Eric Fottorino se pose une question un brin dérangeante : « Combien de fois ai-je moi-même pesté à l’annonce d’un retard dû à un « accident de personne » ? Suis-je donc devenu insensible aux autres ? Je préfère croire que les trains de banlieue anesthésient mes émotions. » Oui, cela est certainement arrivé à pesque tous ceux qui prennent quotidiennement le RER. Ne prenant que très très rarement ce moyen de locomotion, je saurai ce que signifie cette annonce.
« Je voudrais, comme l’écrivait Ernst Jünger dans ses journaux de guerre, « parler aux vivants comme s’ils étaient morts, et parler au morts comme s’ils étaient vivants ». Je voudrais que tous m’entendent. » Vous clôturez votre questionnement pas ces phrases. Je crains que cela ne demeure un vœu pieu.
"Taire m’est apparu comme le verbe auxiliaire de tuer". Cette petite phrase mériterait à elle seule une discussion.

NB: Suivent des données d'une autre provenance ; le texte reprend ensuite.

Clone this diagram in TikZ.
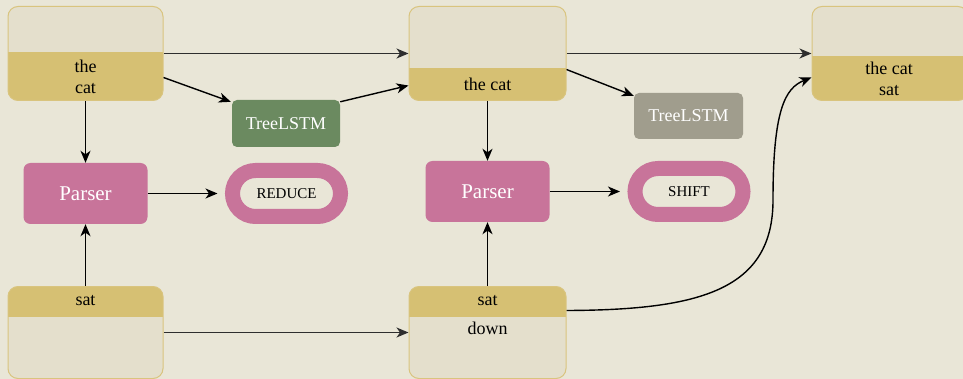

Dans ce petit livre, Eric Fottorino s’interroge, nous interroge sur notre indifférence. Surtout, pendant ce temps suspendu du transport, se fermer aux autres, subir leur présence rapprochée, trop rapprochée, mettre le masque, se protéger de l’angoisse des autres pour ne pas faire sortir sa propre angoisse. Un questionnement percutant sur la façon dont nous abordons cette détresse. Un ultime hommage a ces désespérés qui « osent » faire s’arrêter le trafic ferroviaire par leur geste.
Nos vies ont pris un peu de retard. A cause de trois détresses qui n’ont jamais existé.
A l’arrivée d’une nouvelle rame, l’annonce reprenait : « Suite à un accident grave… » Elle s’immisçait en moi, irréelle. Un évènement banal s’était produit aux conséquences purement matérielles. Je ne reconnaissais rien d’humain dans ces paroles désincarnées. Elles composaient un chef-d’œuvre d’évitement.
Taire m’est apparu comme le verbe auxiliaire de tuer.
Sommes-nous vraiment nous-mêmes dans ces migrations quotidiennes, secoués, tassés, comprimés, embarqués, débarqués, sans cesse retardés, assaillis par la laideur des choses, subissant les arrêts inexpliqués, les attentes interminables, pertes et fracas ?
Nous formons une galerie de masques. La fatigue est notre maquillage. La lassitude est notre habitude. Nous avançons dissimulés. Masques pour ne pas voir. Masques pour ne rien connaître de la misère de l’autre, de sa souffrance, de son désarroi silencieux. Masques craquelés par la sécheresse de nos sentiments.